Support for Shropshire food banks and their volunteers to enable them to offer a wider range of services to people in food crisis 

 

Demand for emergency food parcels is growing and is likely to continue with the roll out of Universal Credit. Ten communities across Shropshire now run a food bank. Run by local church groups, food banks rely on the goodwill of their community for food donations and volunteers to run each session. These small organisations provide invaluable support to people in food crisis. Some food banks already offer additional services such as debt counselling or help a local school to address holiday hunger. Each food bank is unique, however additional support may enable food banks to offer additional services such as help with money advice or cookery courses.
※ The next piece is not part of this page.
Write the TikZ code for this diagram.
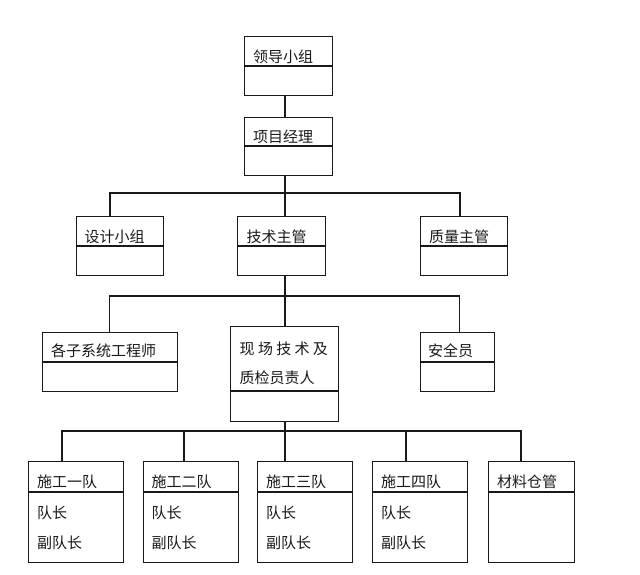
\documentclass[tikz,border=0pt]{standalone}
\usepackage{fontspec}
\newfontfamily\cjk{Noto Sans CJK SC}
\begin{document}
\begin{tikzpicture}[x=1pt,y=-1pt,
  box/.style={draw=black!90,line width=1.1pt,rectangle,inner sep=0pt,anchor=north west},
  lbl/.style={anchor=base west,inner sep=0pt,font=\cjk\fontsize{15}{15}\selectfont,text=black!90},
  wire/.style={draw=black!90,line width=1.1pt}]
\useasboundingbox[fill=white] (0,0) rectangle (640,574);
% boxes
\node[box,minimum width=88pt,minimum height=59pt] (ldxz) at (244,36) {};
\node[box,minimum width=88pt,minimum height=58pt] (xmjl) at (244,117) {};
\node[box,minimum width=87pt,minimum height=59pt] (sjxz) at (76,216) {};
\node[box,minimum width=88pt,minimum height=59pt] (jszg) at (237,216) {};
\node[box,minimum width=87pt,minimum height=59pt] (zlzg) at (420,216) {};
\node[box,minimum width=135pt,minimum height=59pt] (gzxt) at (42,332) {};
\node[box,minimum width=108pt,minimum height=95pt] (xcjs) at (230,326) {};
\node[box,minimum width=74pt,minimum height=59pt] (aqy) at (420,332) {};
\node[box,minimum width=95pt,minimum height=101pt] (sg1) at (28,461) {};
\node[box,minimum width=95pt,minimum height=101pt] (sg2) at (142.5,461) {};
\node[box,minimum width=95pt,minimum height=101pt] (sg3) at (257,461) {};
\node[box,minimum width=95pt,minimum height=101pt] (sg4) at (372,461) {};
\node[box,minimum width=86pt,minimum height=101pt] (clcg) at (488,461) {};
% dividers
\foreach \n/\d in {ldxz/30,xmjl/29,sjxz/30,jszg/30,zlzg/30,gzxt/30,xcjs/65,aqy/30,sg1/31,sg2/31,sg3/31,sg4/31,clcg/31}
  \draw[wire] ([yshift=-\d pt]\n.north west) -- ([yshift=-\d pt]\n.north east);
% labels
\node[lbl] (t1) at (253,62.4) {领导小组};
\node[lbl] (t2) at (253,142.4) {项目经理};
\node[lbl] (t3) at (84.5,242) {设计小组};
\node[lbl] (t4) at (246.5,242) {技术主管};
\node[lbl] (t5) at (429,242) {质量主管};
\node[lbl] (t6) at (51,356) {各子系统工程师};
\node[lbl] (t7) at (239.5,354.5) {现\hspace{3.3pt}场\hspace{3.3pt}技\hspace{3.3pt}术\hspace{3.3pt}及};
\node[lbl] (t8) at (239.5,383.7) {质检员责人};
\node[lbl] (t9) at (428,356) {安全员};
\foreach \n/\x/\t in {a/37/施工一队,b/151.5/施工二队,c/266/施工三队,d/381/施工四队}{
  \node[lbl] (h\n) at (\x,487.4) {\t};
  \node[lbl] (l\n) at (\x,518.7) {队长};
  \node[lbl] (f\n) at (\x,548.2) {副队长};
}
\node[lbl] (he) at (497,487.4) {材料仓管};
% connectors
\draw[wire] (ldxz.south -| 285,0) -- (xmjl.north -| 285,0);
\coordinate (b1) at (285,193);
\coordinate (b1l) at (110,193);
\coordinate (b1r) at (460,193);
\draw[wire] (xmjl.south -| b1) -- (jszg.north -| b1);
\draw[wire] (sjxz.north -| b1l) -- (b1l) -- (b1r) -- (zlzg.north -| b1r);
\coordinate (b2) at (285,296);
\coordinate (b2l) at (109.5,296);
\coordinate (b2r) at (459.5,296);
\draw[wire] (jszg.south -| b2) -- (xcjs.north -| b2);
\draw[wire] (gzxt.north -| b2l) -- (b2l) -- (b2r) -- (aqy.north -| b2r);
\coordinate (b3) at (285,431);
\coordinate (b3a) at (62,431);
\coordinate (b3b) at (184,431);
\coordinate (b3d) at (406,431);
\coordinate (b3e) at (521,431);
\draw[wire] (xcjs.south -| b3) -- (sg3.north -| b3);
\draw[wire] (sg1.north -| b3a) -- (b3a) -- (b3e) -- (clcg.north -| b3e);
\draw[wire] (b3b) -- (sg2.north -| b3b);
\draw[wire] (b3d) -- (sg4.north -| b3d);
\end{tikzpicture}
\end{document}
Support may include training for food bank volunteers or bringing in other services to work alongside volunteers in food bank sessions.
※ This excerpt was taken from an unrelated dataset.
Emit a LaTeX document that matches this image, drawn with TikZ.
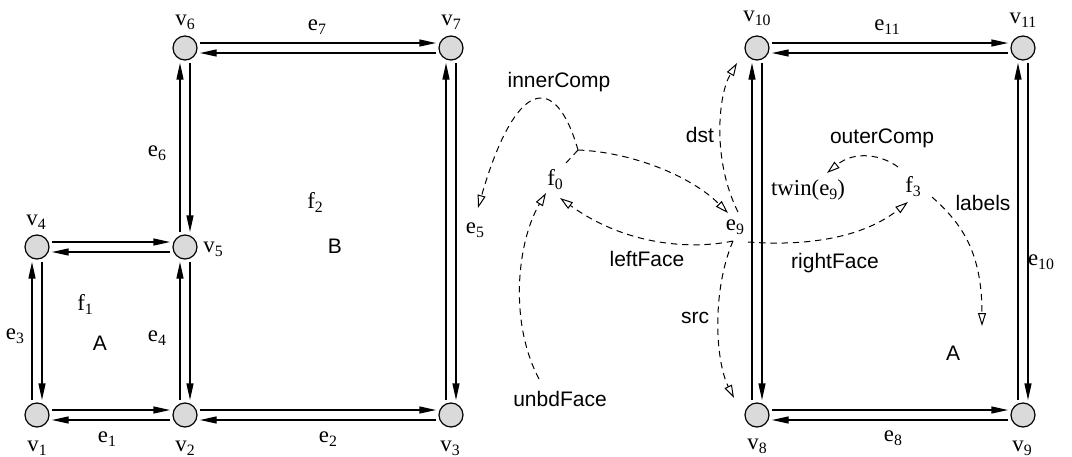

Encouraging partnership working through creating a Shropshire Food Bank Network

Building on the South Shropshire meetings run by the Diocese of Hereford, a Shropshire Food Bank Network would provide the opportunity for food banks to share knowledge and experiences. Creating partnerships with other agencies across Shropshire could enhance the existing referral process and lead to improved signposting to ensure that people in food crisis receive the help they need to improve their situation.
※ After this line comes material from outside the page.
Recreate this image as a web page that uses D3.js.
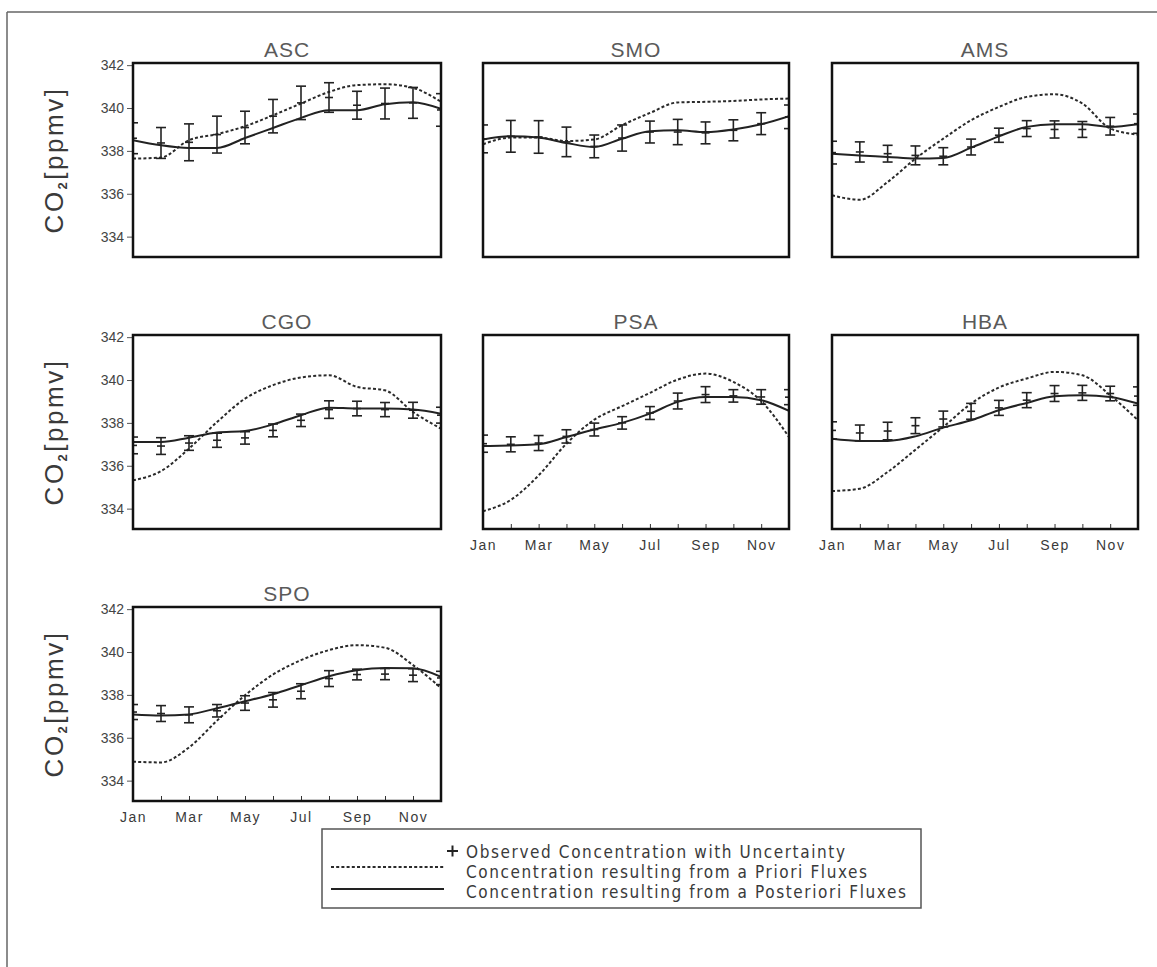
<!DOCTYPE html>
<html>
<head>
<meta charset="utf-8">
<script src="https://cdn.jsdelivr.net/npm/d3@7"></script>
<style>
  html, body { margin: 0; padding: 0; background: #fff; }
  svg { display: block; }
</style>
</head>
<body>
<svg id="chart" width="1157" height="967"></svg>
<script>
// Monthly CO2 at seven stations: observed values with uncertainty,
// and model concentrations from a priori and a posteriori fluxes.
const months = ["Jan","Feb","Mar","Apr","May","Jun","Jul","Aug","Sep","Oct","Nov","Dec"];
const monthTickLabels = ["Jan","Mar","May","Jul","Sep","Nov"];
const yTickValues = [334, 336, 338, 340, 342];
const stations = ["ASC","SMO","AMS","CGO","PSA","HBA","SPO"];

const ascObs   = [338.59,338.37,338.40,338.76,339.09,339.62,340.24,340.49,340.13,340.21,340.24,339.91];
const ascErr   = [0.72,0.72,0.86,0.86,0.76,0.78,0.78,0.69,0.65,0.72,0.72,0.76];
const ascPrior = [337.64,337.69,338.50,338.78,339.15,339.66,340.21,340.75,341.07,341.11,340.94,340.29];
const ascPost  = [338.50,338.26,338.14,338.14,338.60,339.07,339.54,339.90,339.90,340.18,340.27,339.96];

const smoObs   = [338.56,338.68,338.65,338.42,338.21,338.60,338.88,338.88,338.84,338.96,339.27,339.59];
const smoErr   = [0.65,0.74,0.76,0.69,0.53,0.61,0.51,0.59,0.51,0.49,0.51,0.55];
const smoPrior = [338.31,338.62,338.62,338.46,338.53,339.20,339.77,340.26,340.29,340.33,340.40,340.44];
const smoPost  = [338.53,338.68,338.62,338.37,338.18,338.57,338.92,338.96,338.88,339.00,339.24,339.62];

const amsObs   = [337.92,337.95,337.87,337.79,337.75,338.18,338.73,339.04,339.00,339.00,339.15,339.27];
const amsErr   = [0.53,0.47,0.39,0.44,0.40,0.37,0.33,0.37,0.40,0.37,0.41,0.45];
const amsPrior = [335.93,335.72,336.55,337.64,338.57,339.43,340.05,340.52,340.64,340.21,339.05,338.76];
const amsPost  = [337.87,337.79,337.72,337.64,337.67,338.15,338.68,339.12,339.24,339.24,339.12,339.24];

const cgoObs   = [336.95,336.92,337.06,337.19,337.30,337.65,338.12,338.62,338.67,338.62,338.59,338.36];
const cgoErr   = [0.39,0.39,0.34,0.33,0.29,0.30,0.29,0.41,0.34,0.33,0.37,0.37];
const cgoPrior = [335.32,335.75,336.80,338.04,339.13,339.76,340.12,340.22,339.68,339.52,338.51,337.73];
const cgoPost  = [337.11,337.11,337.31,337.55,337.62,337.93,338.36,338.71,338.67,338.67,338.62,338.43];

const psaObs   = [337.03,337.00,337.06,337.37,337.69,338.00,338.46,339.02,339.32,339.26,339.21,339.20];
const psaErr   = [0.40,0.35,0.35,0.31,0.30,0.29,0.30,0.37,0.37,0.29,0.34,0.35];
const psaPrior = [333.88,334.41,335.55,337.03,338.15,338.78,339.40,340.02,340.30,339.91,339.02,337.34];
const psaPost  = [336.92,336.95,337.00,337.34,337.69,338.00,338.43,338.98,339.21,339.21,339.06,338.56];

const hbaObs   = [337.65,337.53,337.62,337.87,338.18,338.54,338.70,339.06,339.37,339.40,339.37,339.25];
const hbaErr   = [0.40,0.37,0.41,0.37,0.37,0.37,0.35,0.35,0.37,0.35,0.34,0.43];
const hbaPrior = [334.82,334.93,335.71,336.75,337.81,338.90,339.65,340.07,340.38,340.22,339.29,338.12];
const hbaPost  = [337.26,337.16,337.16,337.37,337.78,338.12,338.59,338.93,339.24,339.29,339.21,338.90];

const spoObs   = [337.20,337.13,337.07,337.26,337.62,337.77,338.17,338.76,338.95,338.97,338.92,338.79];
const spoErr   = [0.35,0.37,0.37,0.29,0.34,0.34,0.35,0.37,0.25,0.26,0.30,0.31];
const spoPrior = [334.88,334.85,335.55,336.80,337.98,338.95,339.62,340.09,340.32,340.20,339.39,338.32];
const spoPost  = [337.09,337.04,337.09,337.38,337.70,338.03,338.45,338.87,339.15,339.26,339.24,338.84];

const legendLabels = [
  "Observed Concentration with Uncertainty",
  "Concentration resulting from a Priori Fluxes",
  "Concentration resulting from a Posteriori Fluxes"
];

// station -> series lookup built from the arrays above
const series = {
  ASC: {obs: ascObs, err: ascErr, prior: ascPrior, post: ascPost},
  SMO: {obs: smoObs, err: smoErr, prior: smoPrior, post: smoPost},
  AMS: {obs: amsObs, err: amsErr, prior: amsPrior, post: amsPost},
  CGO: {obs: cgoObs, err: cgoErr, prior: cgoPrior, post: cgoPost},
  PSA: {obs: psaObs, err: psaErr, prior: psaPrior, post: psaPost},
  HBA: {obs: hbaObs, err: hbaErr, prior: hbaPrior, post: hbaPost},
  SPO: {obs: spoObs, err: spoErr, prior: spoPrior, post: spoPost}
};

// ---- layout ----
const colLeft  = [133, 483, 832];
const colWidth = [308, 306, 306];
const rowTop   = [63, 335, 607];
const panelH   = 194;
const grid = {
  ASC: {c: 0, r: 0}, SMO: {c: 1, r: 0}, AMS: {c: 2, r: 0},
  CGO: {c: 0, r: 1}, PSA: {c: 1, r: 1}, HBA: {c: 2, r: 1},
  SPO: {c: 0, r: 2}
};
// panels that carry the month axis (nothing below them)
const withMonthAxis = new Set(["PSA","HBA","SPO"]);

const svg = d3.select("#chart");
const ink = "#222";
const sans = "'Liberation Sans', Arial, sans-serif";

// page border
svg.append("line").attr("x1", 7).attr("x2", 1157).attr("y1", 12).attr("y2", 12)
  .attr("stroke", "#666").attr("stroke-width", 1.5);
svg.append("line").attr("x1", 7).attr("x2", 7).attr("y1", 12).attr("y2", 967)
  .attr("stroke", "#666").attr("stroke-width", 1.5);

const defs = svg.append("defs");

stations.forEach((name, si) => {
  const {c, r} = grid[name];
  const left = colLeft[c], top = rowTop[r], w = colWidth[c];
  const x = d3.scaleLinear().domain([0, months.length - 1]).range([0, w]);
  const y = d3.scaleLinear().domain([333.05, 342.1]).range([panelH, 0]);
  const d = series[name];

  const g = svg.append("g").attr("transform", `translate(${left},${top})`);

  defs.append("clipPath").attr("id", "clip" + si)
    .append("rect").attr("x", 0).attr("y", 0).attr("width", w).attr("height", panelH);

  const plot = g.append("g").attr("clip-path", `url(#clip${si})`);

  const line = vals => d3.line()
    .x((v, i) => x(i)).y(v => y(v))
    .curve(d3.curveMonotoneX)(vals);

  // a priori model curve
  plot.append("path").attr("d", line(d.prior))
    .attr("fill", "none").attr("stroke", "#2a2a2a")
    .attr("stroke-width", 2).attr("stroke-dasharray", "3,2.2");

  // a posteriori model curve
  plot.append("path").attr("d", line(d.post))
    .attr("fill", "none").attr("stroke", ink).attr("stroke-width", 2);

  // observations with uncertainty bars
  const cap = 5;
  const bars = plot.selectAll("g.obs").data(d.obs).join("g").attr("class", "obs")
    .attr("stroke", ink).attr("stroke-width", 1.6);
  bars.append("line")
    .attr("x1", (v, i) => x(i)).attr("x2", (v, i) => x(i))
    .attr("y1", (v, i) => y(v - d.err[i])).attr("y2", (v, i) => y(v + d.err[i]));
  bars.append("line")
    .attr("x1", (v, i) => x(i) - cap).attr("x2", (v, i) => x(i) + cap)
    .attr("y1", (v, i) => y(v + d.err[i])).attr("y2", (v, i) => y(v + d.err[i]));
  bars.append("line")
    .attr("x1", (v, i) => x(i) - cap).attr("x2", (v, i) => x(i) + cap)
    .attr("y1", (v, i) => y(v - d.err[i])).attr("y2", (v, i) => y(v - d.err[i]));
  bars.append("line")
    .attr("x1", (v, i) => x(i) - cap + 1).attr("x2", (v, i) => x(i) + cap - 1)
    .attr("y1", v => y(v)).attr("y2", v => y(v));

  // y axis with labels on the first column only
  if (c === 0) {
    const ya = g.append("g").call(d3.axisLeft(y).tickValues(yTickValues)
      .tickSize(6).tickPadding(3).tickFormat(d3.format("d")));
    ya.select(".domain").remove();
    ya.selectAll("line").attr("stroke", "#555");
    ya.selectAll("text").attr("fill", "#444")
      .style("font-family", sans)
      .style("font-size", "14px");

    const lab = g.append("text")
      .attr("transform", `translate(${63 - left},${panelH / 2}) rotate(-90)`)
      .attr("text-anchor", "middle")
      .attr("fill", "#3a3a3a")
      .style("font-family", sans)
      .style("font-size", "26px")
      .style("letter-spacing", "2.5px");
    lab.append("tspan").text("CO");
    lab.append("tspan").attr("dy", 4).style("font-size", "13px").style("font-weight", "bold").text("2");
    lab.append("tspan").attr("dy", -4).text("[ppmv]");
  }

  // month axis: inward ticks + labels
  if (withMonthAxis.has(name)) {
    const xa = g.append("g").attr("transform", `translate(0,${panelH})`)
      .call(d3.axisBottom(x).tickValues(d3.range(months.length))
        .tickSize(-5).tickPadding(8)
        .tickFormat(i => monthTickLabels.includes(months[i]) ? months[i] : ""));
    xa.select(".domain").remove();
    xa.selectAll("line").attr("stroke", "#333");
    xa.selectAll("text").attr("fill", "#3a3a3a")
      .attr("dy", "0.95em")
      .style("font-family", sans)
      .style("font-size", "14px")
      .style("letter-spacing", "1.5px");
  }

  // panel frame
  g.append("rect").attr("x", 0).attr("y", 0).attr("width", w).attr("height", panelH)
    .attr("fill", "none").attr("stroke", "#111").attr("stroke-width", 2.5);

  // station title
  g.append("text").attr("x", w / 2).attr("y", -6)
    .attr("text-anchor", "middle").attr("fill", "#5a5a5a")
    .style("font-family", sans)
    .style("font-size", "21px")
    .style("letter-spacing", "1px")
    .text(name);
});

// ---- legend ----
const lg = svg.append("g");
lg.append("rect").attr("x", 322).attr("y", 829).attr("width", 599).attr("height", 79)
  .attr("fill", "none").attr("stroke", "#555").attr("stroke-width", 1.5);

const textX = 466;
const rowY = [858, 878, 898];
lg.append("g").attr("stroke", ink).attr("stroke-width", 2)
  .call(s => {
    s.append("line").attr("x1", 447).attr("x2", 458).attr("y1", 851).attr("y2", 851);
    s.append("line").attr("x1", 452.5).attr("x2", 452.5).attr("y1", 845.5).attr("y2", 856.5);
  });
lg.append("line").attr("x1", 331).attr("x2", 444).attr("y1", 867).attr("y2", 867)
  .attr("stroke", "#2a2a2a").attr("stroke-width", 2).attr("stroke-dasharray", "3,2.2");
lg.append("line").attr("x1", 331).attr("x2", 444).attr("y1", 889).attr("y2", 889)
  .attr("stroke", ink).attr("stroke-width", 2);

lg.selectAll("text.leg").data(legendLabels).join("text").attr("class", "leg")
  .attr("x", textX).attr("y", (d, i) => rowY[i])
  .attr("fill", "#3a3a3a")
  .style("font-family", "'Liberation Sans Narrow', 'DejaVu Sans Condensed', sans-serif")
  .style("font-size", "17px")
  .style("letter-spacing", "1.6px")
  .text(d => d);
</script>
</body>
</html>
Improve access to emergency food parcels out of hours and in rural areas

 

All Shropshire food banks cover large geographic areas. With such a large rural county, transport issues can be a major barrier for people needing to visit a food bank. The preference is for recipients to attend a food bank session, as volunteers are able to provide additional support and advice when people need it most. Some food banks have explored delivering food parcels out to rural areas, but have found this to be a complex solution. One possibility is to identify partner organisations who may be able to store emergency parcels so that people can access them when they need them most

 

Enhance the range of food and non-food items provided in emergency parcels

 

Food banks rely on the generosity of the community to donate food items. A food parcel is made up of mainly long-life foods, and may also contain toiletries, household essentials and pet food. However sometimes donations do not meet the demand or the specific dietary needs of food bank clients. Food parcels for people living in emergency accommodation can be particularly challenging, as often people on have no access to cooking facilities apart from a kettle. In an ideal world a food parcel would provide nutrition based on government guidelines, however it is difficult for food banks to supply fresh fruit and vegetables. Food parcels could be enhanced by encouraging the community to donate a healthy range of food items and parcels could include cooking suggestions and information on how to make the most of the food. Some food banks have started to innovate to find ways of including fresh fruit and vegetables, either through using supermarket surplus or vouchers which can be used at the local green grocers. A focus on ensuring that people in food crisis have key store cupboard ingredients in their parcels such as salt and cooking oil and basic cooking equipment would help in the longer term. Many people in food crisis would also benefit from the availability of a wider range of household items such as light bulbs, toilet rolls and cleaning equipment.